The court also agrees that the FAC fails to explain why the
Company, rather than Plaintiffs, individually, was harmed by the alleged
omissions or misrepresentations such that a derivative action is proper. “[T]he initial step of
ascertaining whether a complaint alleges direct or derivative claims is
uncontroverted and quite practical. This Court should look to the ‘nature of
the wrong alleged’ and ‘the relief, if any, which could result if [the]

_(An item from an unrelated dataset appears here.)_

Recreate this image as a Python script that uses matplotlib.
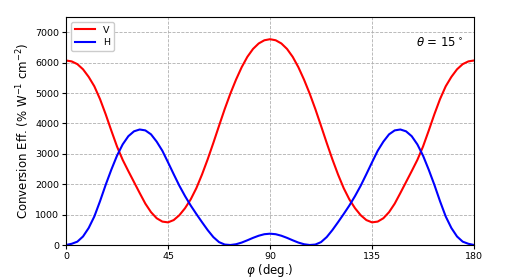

plaintiff were to prevail.’ ” (Agostino v. Hicks (Del. Ch. 2004) 845
A.2d 1110, 1121[footnotes omitted].) Here, the injury to both Plaintiffs
individually and the Company is the same, as is the injury, such that the court
is not persuaded that a derivative action is proper.
ii. 1st, 13th, 16th, 17th
and 18th Cause of Action - Failure to Distinguish between “Direct” and
“Derivative” Claims
Defendants’ demurrer to the 1st, 13th, 16th, 17th, and 18th causes
of action also asserts that Plaintiffs fail to explain why the injury related
to “wrongful actions” as defined in Paragraph 29 resulted in a harm to the
Company rather than individual harm to Plaintiffs. (FAC, ¶¶ 29, 137, 163, 170,
177.) The court agrees and instructs Plaintiffs to explain how Defendants’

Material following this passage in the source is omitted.